14.4.09

Somos quem somos

(illustration by ?)

Desde que aqui moro que vejo todas as manhãs, um homem que passeia a pé passando em frente às portas de vidro da minha sala. Por volta das 8 horas ele passa numa direcção, a caminho sabe-se de lá do quê ou de quem, e uma meia hora mais tarde lá passa ele de volta na direcção contrária. Uma ída e volta aparentemente sem sentido nenhum para quem observa, mas com o passar do tempo e o meu olhar curioso fui aprendendo que há um motivo naquela caminhada que o homem faz de manhã. Não preciso de saber qual é, embora a minha mente me empurre para o caminho irresistível que é a especulação. E faço-o. Se a curiosidade matasse eu já cá não andava de certeza!
Quando ele passa em frente à minha casa, por volta das 8 horas da manhã, fá-lo de cabeça erguida e pose segura, passos determinados embora não ande depressa demais. O que eu vejo é alguém que vai a caminho de algo que o motiva, que lhe dá força, pelo qual ele sente paixão. Algo que provavelmente lhe dá o sabor e a razão de estar vivo.
São 8h40m aproximadamente. O homem regressa sei lá de onde ou da companhia sabe-se lá de quem, passando novamente na tal direcção contrária novamente em frente às minhas portas de vidro da sala. Cabeça baixa, pés arrastados, cansaço no olhar e na postura... toda a sua aura é tremida, pesada e desfocada, e consigo quase sentir a fraqueza que ele sente, o medo, a dúvida...
Porque é que todos os dias este homem consistentemente faz uma caminhada que parece matá-lo aos poucos? Onde estará a razão para isso? Onde é que ele vai? Do que é que ele anda à procura?
Porque é que todos os dias eu abro as cortinas das minhas portas de vidro, para o poder ver passar - de ída, com uma postura que me faz quase querer acompanhá-lo nessa caminhada cedinho de manhã para que também eu possa aproveitar aquela força com que ele começa o dia; e de volta, com uma nuvem cinzenta que o faz parecer andar às escuras mesmo que o dia esteja de sol, e que inevitavelmente me faz fechar as cortinas num gesto rápido e quase embaraçoso, para que ele não veja que eu o vi naquele estado.
Mas acho que ele me vê. Tenho a certeza que ele me vê. Nunca de ída, mas na volta, quando está de cabeça para baixo, quando se sente arrasado. Ele não olha para mais nada senão para o chão que pisa, mas eu sei que ele me vê.
Ao contrário da curiosidade que eu sinto em relação a este homem, enquanto pessoa desconhecida e tão familiar ao mesmo tempo, tenho a certeza que ele não pensa mais de mim do que uma mulher que todos os dias às 8h00m e mais tarde por volta das 8h40m, se encontra a olhar (in)discretamente pelas portas de vidro. Ele não parece incomodar-se com isso. Quando ele vai sente-se bem demais com tudo o que é e o rodeia para se incomodar com o meu olhar interessado; quando ele regressa fá-lo de uma forma tão desvastante e triste que mesmo que eu estivesse com as portas de vidro abertas e uma arma apontada na sua direcção, ele não se importaria... secalhar seria esse o único momento em que ele me olharia nos olhos e diria, baixinho mas com determinação "do que é que estás à espera?".

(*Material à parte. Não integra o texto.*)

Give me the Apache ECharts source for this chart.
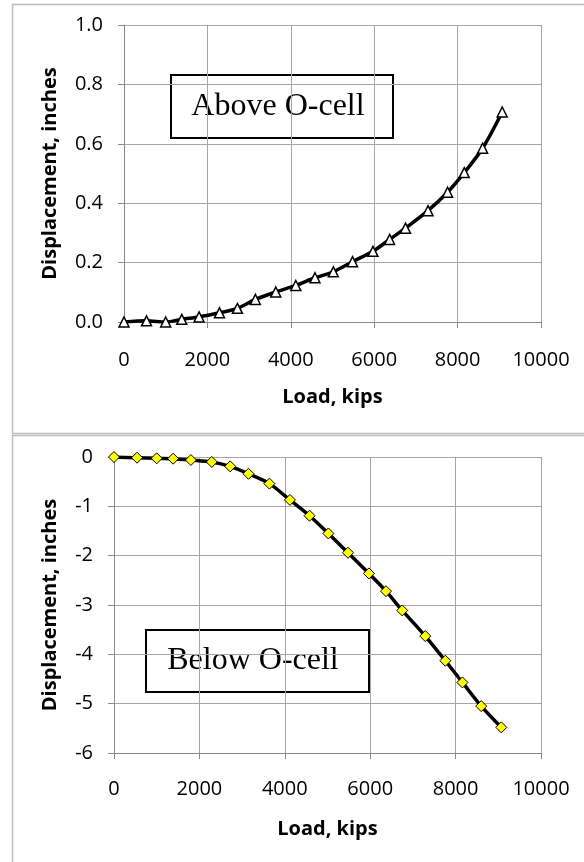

Um dia tem 24 horas. Não sei nada deste homem nem sobre o que ele faz durante o dia, a não ser uma caminhada todas as manhãs que dura pouco mais que meia-hora. Mesmo nessa caminhada não sei quem ele é, o que pensa ou onde vai. Vejo-o durante 15 segundos à ída e talvez durante uns 25 de regresso.
Nunca precisei de saber mais nada sobre ele do que aquilo que sei, e isso é apenas o que eu imagino, o que escrevo na minha mente sobre o "homem que vive algures na minha rua e que passa à frente da minha casa todas as manhãs".
Nunca precisei de saber mais nada sobre ele do que aquilo que já sei - até hoje, quando me apercebi de que já eram 10h45m e o homem não tinha passado em frente às minhas portas de vidro. Ou será que ele passou e eu não o vi?
Não. Eu tinha-o visto, tivesse ele passado aqui em frente como é habitual.